Guide for gamma spectrometry measurement of radioactive waste
|Publication Date:||15 December 2015|
|ICS Code (Fissile materials and nuclear fuel technology):||27.120.30|
|ICS Code (Radiation measurements):||17.240|
This International Standard is applicable to gamma radiation measurements on radioactive waste.
Radioactive waste can be found in different forms and exhibit a wide range of characteristics, including the following:
raw or unconditioned waste, including process waste (filters, resins, control rods, scrap, etc.) and waste from dismantling or decommissioning;
- conditioned waste in various forms and matrices (bitumen, cement, hydraulic binder, etc.);
- very low level (VLLW), low level (LLW), intermediate level (ILW) and high level radioactive waste (HLW);
- different package shapes: cylinders, cubes, parallelepipeds, etc.
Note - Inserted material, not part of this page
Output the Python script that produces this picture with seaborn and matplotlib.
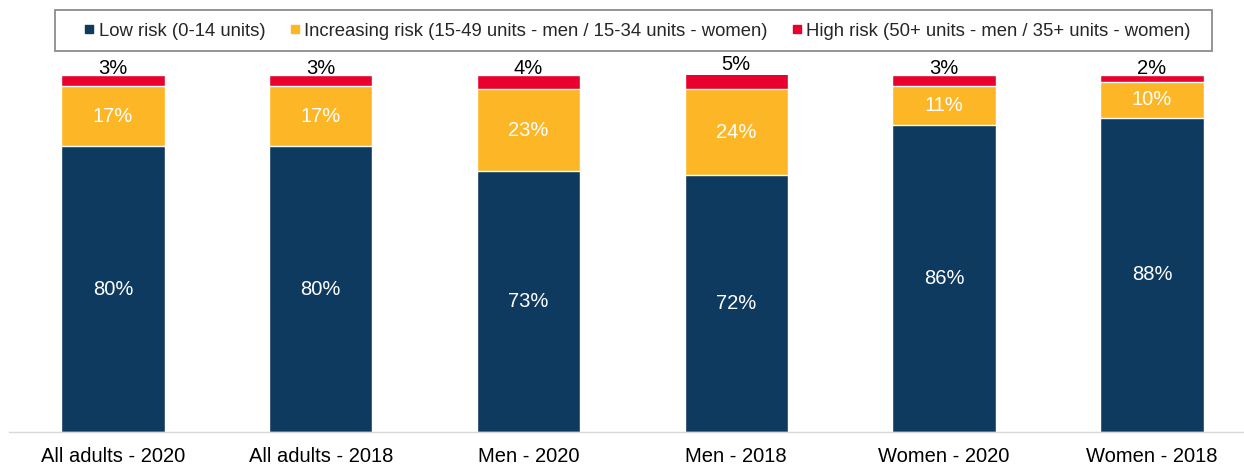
import matplotlib
matplotlib.use("Agg")
import matplotlib.pyplot as plt
import seaborn as sns
import pandas as pd
import numpy as np
from matplotlib.lines import Line2D
from matplotlib.patches import Rectangle

categories = ["All adults - 2020", "All adults - 2018", "Men - 2020",
              "Men - 2018", "Women - 2020", "Women - 2018"]
low_risk = [80, 80, 73, 72, 86, 88]
increasing_risk = [17, 17, 23, 24, 11, 10]
high_risk = [3, 3, 4, 5, 3, 2]
series_names = ["Low risk (0-14 units)",
                "Increasing risk (15-49 units - men / 15-34 units - women)",
                "High risk (50+ units - men / 35+ units - women)"]

C_LOW = "#0E3A60"
C_INC = "#FDB726"
C_HIGH = "#E8002F"

sns.set_style("white")
plt.rcParams["font.family"] = ["Liberation Sans", "DejaVu Sans"]

low = np.array(low_risk, float)
inc = np.array(increasing_risk, float)
high = np.array(high_risk, float)
cum_inc = low + inc
cum_all = cum_inc + high

df = pd.DataFrame({"cat": categories, "low": low, "cum_inc": cum_inc, "cum_all": cum_all})

fig = plt.figure(figsize=(12.44, 4.66), dpi=100)
W, H = 1244, 466
left = 9 / W
right_px = 1244
ax = fig.add_axes([left, 1 - 432 / H, (right_px - 9) / W, (432 - 75) / H])

for col, c in [("cum_all", C_HIGH), ("cum_inc", C_INC), ("low", C_LOW)]:
    sns.barplot(data=df, x="cat", y=col, color=c, saturation=1, width=0.497,
                edgecolor="white", linewidth=1.0, ax=ax, order=categories)

spacing = 207.8
xmax = (right_px - 9) / spacing - 0.5
ax.set_xlim(-0.5, xmax)
ax.set_ylim(0, 100)

fs = 14.5
for i in range(len(categories)):
    ax.text(i, low[i] / 2, f"{low_risk[i]}%", ha="center", va="center", color="white", fontsize=fs)
    ax.text(i, low[i] + inc[i] / 2, f"{increasing_risk[i]}%", ha="center", va="center", color="white", fontsize=fs)
    ax.text(i, cum_all[i] + 0.3, f"{high_risk[i]}%", ha="center", va="baseline", color="black", fontsize=fs)

ax.set_xlabel("")
ax.set_ylabel("")
ax.set_yticks([])
ax.tick_params(axis="x", length=0, labelsize=fs, pad=11, colors="black")
for s in ["top", "right", "left"]:
    ax.spines[s].set_visible(False)
ax.spines["bottom"].set_color("#D9D9D9")
ax.spines["bottom"].set_linewidth(1)

handles = [Line2D([0], [0], marker="s", linestyle="none", markersize=5.2, markerfacecolor=c, markeredgecolor=c)
           for c in [C_LOW, C_INC, C_HIGH]]
leg = fig.legend(handles, series_names, ncol=3, loc="center",
                 bbox_to_anchor=(636.5 / W, 1 - 31 / H), fontsize=13.3, frameon=False,
                 handletextpad=0.1, columnspacing=1.2, handlelength=0.8, borderpad=0.3)
fig.patches.append(Rectangle((55 / W, 1 - 51 / H), (1212 - 55) / W, 41 / H, fill=False,
                             edgecolor="#8C8C8C", linewidth=1.3, transform=fig.transFigure, figure=fig))

fig.savefig("out.png", dpi=100)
Guidance is provided in respect of implementation, calibration, and quality control. The diversity of applications and system realizations (ranging from research to industrial systems, from very low level to high level radioactive waste, from small to large volume packages with different shapes, with different performance requirements and allowable measuring time) renders it impossible to provide specific guidance for all instances; the objective of this International Standard is, therefore, to establish a set of guiding principles. Ultimately, implementation is to be performed by suitably qualified and experienced persons and based on a thorough understanding of the influencing factors, contributing variables and performance requirements of the specific measurement application.
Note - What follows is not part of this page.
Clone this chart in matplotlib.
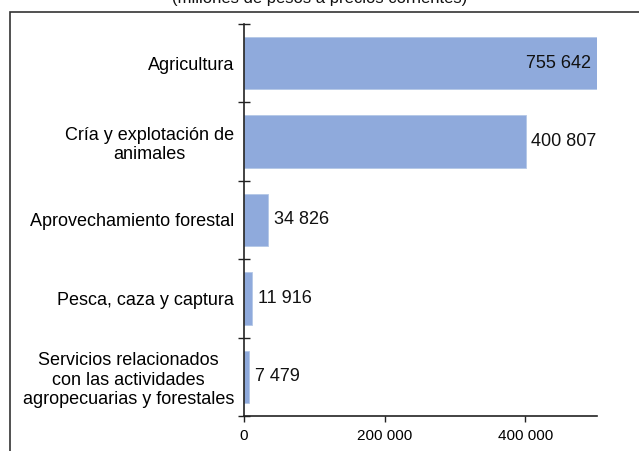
import matplotlib
matplotlib.use("Agg")
import matplotlib.pyplot as plt
from matplotlib.patches import Rectangle
from matplotlib.ticker import FuncFormatter

categories = ["Agricultura",
              "Cría y explotación de\nanimales",
              "Aprovechamiento forestal",
              "Pesca, caza y captura",
              "Servicios relacionados\ncon las actividades\nagropecuarias y forestales"]
values = [755642, 400807, 34826, 11916, 7479]
value_labels = ["755 642", "400 807", "34 826", "11 916", "7 479"]
xticks = [0, 200000, 400000]
xtick_labels = ["0", "200 000", "400 000"]
subtitle = "(millones de pesos a precios corrientes)"

plt.rcParams['font.family'] = ['Liberation Sans', 'DejaVu Sans']

W, H = 639, 451
fig = plt.figure(figsize=(W/100, H/100), dpi=100)
ax = fig.add_axes([244/W, 1-416/H, (597-244)/W, (416-24)/H])

n = len(categories)
ypos = list(range(n))
bar_color = "#8FAADC"
ax.barh(ypos, values, height=0.67, color=bar_color, edgecolor="#B4C7E7", linewidth=0.6)
xmax = 502000
ax.set_xlim(0, xmax)
ax.set_ylim(n-0.5, -0.5)

for y, v, lab in zip(ypos, values, value_labels):
    if v > xmax:
        ax.annotate(lab, (xmax, y), xytext=(-4, 0), textcoords="offset points",
                    ha="right", va="center", fontsize=13, color="#111111")
    else:
        ax.annotate(lab, (v, y), xytext=(4, 0), textcoords="offset points",
                    ha="left", va="center", fontsize=13, color="#111111")

ax.set_yticks(ypos)
ax.set_yticklabels(categories, fontsize=13, multialignment="center")
ax.tick_params(axis="y", which="major", length=0, pad=7)
ax.set_yticks([i - 0.5 for i in range(n+1)], minor=True)
ax.tick_params(axis="y", which="minor", length=8, direction="inout", width=1, color="#222222")

ax.set_xticks(xticks)
ax.set_xticklabels(xtick_labels, fontsize=11)
ax.tick_params(axis="x", length=4, direction="out", width=1, color="#222222", pad=5)

for s in ["top", "right"]:
    ax.spines[s].set_visible(False)
for s in ["left", "bottom"]:
    ax.spines[s].set_color("#222222")
    ax.spines[s].set_linewidth(1.2)

# outer frame (cut by figure edge)
fig.patches.append(Rectangle((10/W, -0.2), 1.2, 1-11.7/H+0.2, transform=fig.transFigure,
                             fill=False, edgecolor="#333333", linewidth=1.2))

fig.text(0.5, 1-3/H, subtitle, ha="center", va="baseline", fontsize=12, color="#111111")

fig.savefig("out.png", dpi=100)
This International Standard assumes that the need for the provision of such a system will have been adequately considered and that its application and performance requirements will have been adequately defined through the use of a structured requirements capture process, such as data quality objectives (DQO).
It is noted that, while outside the scope of this International Standard, many of the principles, measurement methods, and recommended practices discussed here are also equally applicable to gamma measurements of items other than radioactive waste (e.g. bulk food, water, free-standing piles of materials) or to measurements made on radioactive materials contained within non-traditional packages (e.g. in transport containers).